United powered through in the second period with goals from Ander Herrera and substitute Marcus Rashford after veteran Northampton marksman Alex Revell stroked home a penalty to cancel out Michael Carrick’s opener.
But rather than focus on the avoidance of a fourth straight defeat, Mourinho, who opted against conducting a postmatch press conference, instead chose to lambast Attwell for not dismissing Northampton’s Jak McCourt for his crunching tackle on Memphis Depay.
“I should stop speaking about referees’ decisions and just wait for others to speak about it; some with honest vision, some without,” said Mourinho.
“I spoke about the red card because it is really a dangerous situation. I am not talking about the penalty against Manchester City, I am speaking about the situation that could have ended in an important injury.”
United opened the scoring in the 17th minute as Carrick lashed home a side-footed effort from the edge of the penalty area after goalkeeper Adam Smith had picked up a backpass and Wayne Rooney’s subsequent free-kick had rebounded off the Cobblers’ wall.

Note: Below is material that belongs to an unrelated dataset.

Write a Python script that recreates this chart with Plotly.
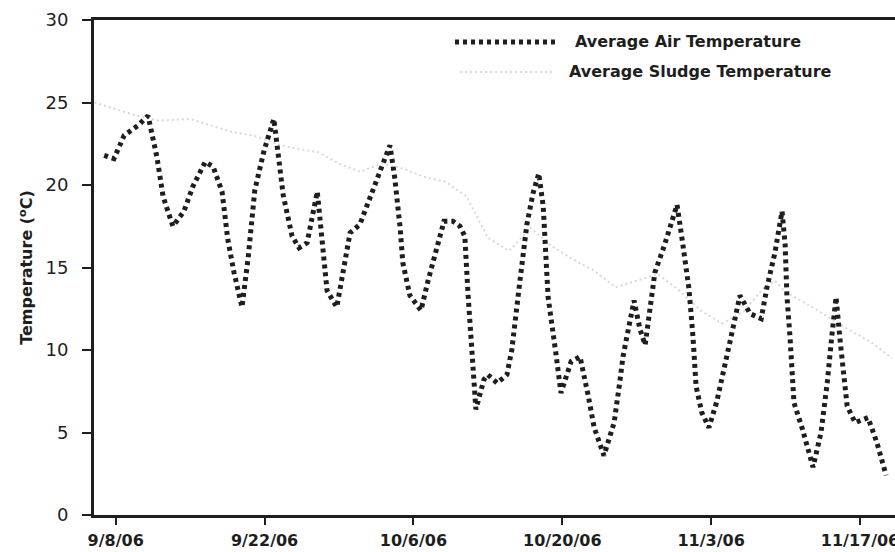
import plotly.graph_objects as go

# ---- data ----
air_dates = [
    "2006-09-06 22:00", "2006-09-07 20:00", "2006-09-08 19:00", "2006-09-10 02:00", "2006-09-11 01:00",
    "2006-09-11 21:00", "2006-09-12 11:00", "2006-09-13 09:00", "2006-09-14 10:00", "2006-09-15 06:00",
    "2006-09-16 10:00", "2006-09-17 04:00", "2006-09-18 00:00", "2006-09-18 13:00", "2006-09-19 03:00",
    "2006-09-19 21:00", "2006-09-20 11:00", "2006-09-21 02:00", "2006-09-21 23:00", "2006-09-22 21:00",
    "2006-09-23 18:00", "2006-09-24 14:00", "2006-09-25 06:00", "2006-09-26 00:00", "2006-09-26 23:00",
    "2006-09-27 12:00", "2006-09-27 21:00", "2006-09-28 19:00", "2006-09-30 01:00", "2006-09-30 23:00",
    "2006-10-02 05:00", "2006-10-02 23:00", "2006-10-03 19:00", "2006-10-04 06:00", "2006-10-04 18:00",
    "2006-10-05 00:00", "2006-10-05 16:00", "2006-10-06 17:00", "2006-10-07 09:00", "2006-10-08 01:00",
    "2006-10-08 21:00", "2006-10-09 17:00", "2006-10-10 09:00", "2006-10-10 20:00", "2006-10-11 03:00",
    "2006-10-11 21:00", "2006-10-12 15:00", "2006-10-13 00:00", "2006-10-13 21:00", "2006-10-14 19:00",
    "2006-10-15 06:00", "2006-10-16 00:00", "2006-10-16 16:00", "2006-10-17 06:00", "2006-10-17 19:00",
    "2006-10-18 05:00", "2006-10-18 11:00", "2006-10-18 16:00", "2006-10-19 10:00", "2006-10-19 21:00",
    "2006-10-20 20:00", "2006-10-21 16:00", "2006-10-22 10:00", "2006-10-23 00:00", "2006-10-23 22:00",
    "2006-10-24 21:00", "2006-10-25 10:00", "2006-10-25 17:00", "2006-10-26 18:00", "2006-10-27 07:00",
    "2006-10-27 19:00", "2006-10-28 08:00", "2006-10-28 17:00", "2006-10-29 14:00", "2006-10-30 19:00",
    "2006-10-31 06:00", "2006-10-31 22:00", "2006-11-01 07:00", "2006-11-01 14:00", "2006-11-02 03:00",
    "2006-11-02 19:00", "2006-11-03 13:00", "2006-11-04 10:00", "2006-11-04 21:00", "2006-11-05 17:00",
    "2006-11-06 16:00", "2006-11-07 17:00", "2006-11-08 06:00", "2006-11-09 00:00", "2006-11-09 16:00",
    "2006-11-09 23:00", "2006-11-10 03:00", "2006-11-10 10:00", "2006-11-10 19:00", "2006-11-11 13:00",
    "2006-11-12 14:00", "2006-11-13 08:00", "2006-11-13 22:00", "2006-11-14 09:00", "2006-11-14 18:00",
    "2006-11-15 03:00", "2006-11-15 10:00", "2006-11-15 19:00", "2006-11-16 13:00", "2006-11-17 18:00",
    "2006-11-18 14:00", "2006-11-19 11:00",
]
air_temp = [
    21.8, 21.6, 23.0, 23.6, 24.2,
    21.7, 19.3, 17.5, 18.4, 19.9,
    21.4, 21.1, 19.6, 16.7, 14.7,
    12.6, 15.6, 19.7, 22.1, 24.0,
    19.4, 16.9, 16.2, 16.5, 19.6,
    16.0, 13.6, 12.6, 17.1, 17.6,
    19.6, 21.0, 22.4, 20.4, 17.4,
    15.3, 13.3, 12.4, 14.2, 15.8,
    17.8, 17.8, 17.5, 16.9, 13.5,
    6.4, 8.2, 8.5, 8.0, 8.5,
    10.0, 14.1, 17.6, 19.5, 20.7,
    18.7, 15.7, 13.2, 9.7, 7.4,
    9.3, 9.6, 7.3, 5.3, 3.6,
    5.6, 8.1, 9.6, 13.0, 11.3,
    10.3, 12.7, 14.7, 16.3, 18.8,
    16.8, 13.7, 10.8, 7.8, 6.2,
    5.3, 6.9, 9.3, 10.8, 13.3,
    12.2, 11.9, 13.8, 15.9, 18.4,
    16.4, 13.3, 10.8, 6.8, 5.3,
    2.9, 5.0, 8.0, 11.0, 13.2,
    10.6, 8.6, 6.6, 5.6, 5.9,
    4.4, 2.4,
]

sludge_dates = [
    "2006-09-06", "2006-09-07", "2006-09-08", "2006-09-10", "2006-09-12", "2006-09-15",
    "2006-09-17", "2006-09-19", "2006-09-21", "2006-09-23", "2006-09-25", "2006-09-27",
    "2006-09-29", "2006-10-01", "2006-10-03", "2006-10-05", "2006-10-07", "2006-10-09",
    "2006-10-11", "2006-10-12", "2006-10-13", "2006-10-15", "2006-10-17", "2006-10-19",
    "2006-10-21", "2006-10-23", "2006-10-25", "2006-10-27", "2006-10-29", "2006-10-31",
    "2006-11-02", "2006-11-04", "2006-11-06", "2006-11-08", "2006-11-09", "2006-11-10",
    "2006-11-12", "2006-11-14", "2006-11-16", "2006-11-18", "2006-11-20",
]
sludge_temp = [
    25.0, 24.8, 24.6, 24.2, 23.9, 24.0,
    23.6, 23.2, 23.0, 22.5, 22.2, 22.0,
    21.3, 20.8, 21.3, 21.0, 20.5, 20.2,
    19.3, 18.0, 16.8, 16.0, 17.4, 16.3,
    15.5, 14.8, 13.8, 14.2, 14.6, 13.6,
    12.4, 11.6, 12.3, 13.8, 14.2, 13.5,
    12.8, 12.0, 11.2, 10.5, 9.5,
]

tick_dates = ["2006-09-08", "2006-09-22", "2006-10-06", "2006-10-20", "2006-11-03", "2006-11-17"]
tick_labels = ["9/8/06", "9/22/06", "10/6/06", "10/20/06", "11/3/06", "11/17/06"]
y_ticks = [0, 5, 10, 15, 20, 25, 30]

series_names = ["Average Air Temperature", "Average Sludge Temperature"]

FONT = "DejaVu Sans"
AIR_DASH = "4px,4px"
AIR_WIDTH = 5
SLUDGE_DASH = "2px,3px"
SLUDGE_COLOR = "#d8d8d8"
INK = "#1e1e1e"

fig = go.Figure()
fig.add_trace(go.Scatter(
    x=sludge_dates, y=sludge_temp, mode="lines", name=series_names[1],
    line=dict(color=SLUDGE_COLOR, width=2, dash=SLUDGE_DASH), showlegend=False,
))
fig.add_trace(go.Scatter(
    x=air_dates, y=air_temp, mode="lines", name=series_names[0],
    line=dict(color=INK, width=AIR_WIDTH, dash=AIR_DASH), showlegend=False,
))

# legend drawn as line samples + labels
fig.add_shape(type="line", xref="paper", yref="paper", x0=0.4507, x1=0.5755, y0=0.9556, y1=0.9556,
              line=dict(color=INK, width=AIR_WIDTH, dash=AIR_DASH))
fig.add_shape(type="line", xref="paper", yref="paper", x0=0.457, x1=0.5755, y0=0.895, y1=0.895,
              line=dict(color=SLUDGE_COLOR, width=2, dash=SLUDGE_DASH))
fig.add_annotation(xref="paper", yref="paper", x=0.598, y=0.9556, xanchor="left", yanchor="middle",
                   text=series_names[0], showarrow=False,
                   font=dict(family=FONT, size=16, color=INK, weight="bold"))
fig.add_annotation(xref="paper", yref="paper", x=0.5905, y=0.895, xanchor="left", yanchor="middle",
                   text=series_names[1], showarrow=False,
                   font=dict(family=FONT, size=16, color=INK, weight="bold"))

fig.update_layout(
    width=895, height=552,
    margin=dict(l=94, r=0, t=20, b=37, autoexpand=False),
    paper_bgcolor="white", plot_bgcolor="white",
    font=dict(family=FONT, color=INK),
)
fig.update_xaxes(
    type="date", range=["2006-09-05 23:00", "2006-11-20 07:00"],
    tickvals=tick_dates, ticktext=tick_labels,
    tickfont=dict(family=FONT, size=16, color=INK, weight="bold"),
    ticks="outside", ticklen=7, tickwidth=2, tickcolor=INK,
    showline=True, linewidth=3, linecolor=INK, mirror=True,
    showgrid=False, zeroline=False, ticklabelstandoff=2,
    ticklabeloverflow="allow",
)
fig.update_yaxes(
    range=[0, 30], tickvals=y_ticks,
    tickfont=dict(family=FONT, size=18, color=INK),
    ticks="outside", ticklen=9, tickwidth=2, tickcolor=INK,
    showline=True, linewidth=3, linecolor=INK, mirror=False,
    showgrid=False, zeroline=False, ticklabelstandoff=10,
    title=dict(text="Temperature (<sup>o</sup>C)", standoff=9,
               font=dict(family=FONT, size=16, color=INK, weight="bold")),
)

fig.write_html("out.html")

The last time Northampton reached this stage of the competition in 2010 they beat Liverpool on penalties, and a spot-kick was again pivotal but not before winger Kenji Gorre’s attempt had been flicked onto the crossbar by United stopper Sergio Romero.
Northampton have only lost one league match in the last 32 and levelled shortly before the break as Revell rolled home a penalty after a clumsy Daley Blind challenge on Sam Hoskins.
United restored their lead on 68 minutes as substitute Rashford picked out Herrera, whose sweetly struck first-time shot from the edge of the box skidded beyond Smith.
Rashford’s perseverance wrapped up victory with 15 minutes remaining after refusing to give up on a hopeful punt forward. Despite having no right to win the ball, he nipped in ahead of a hesitant Smith and fired into an empty net.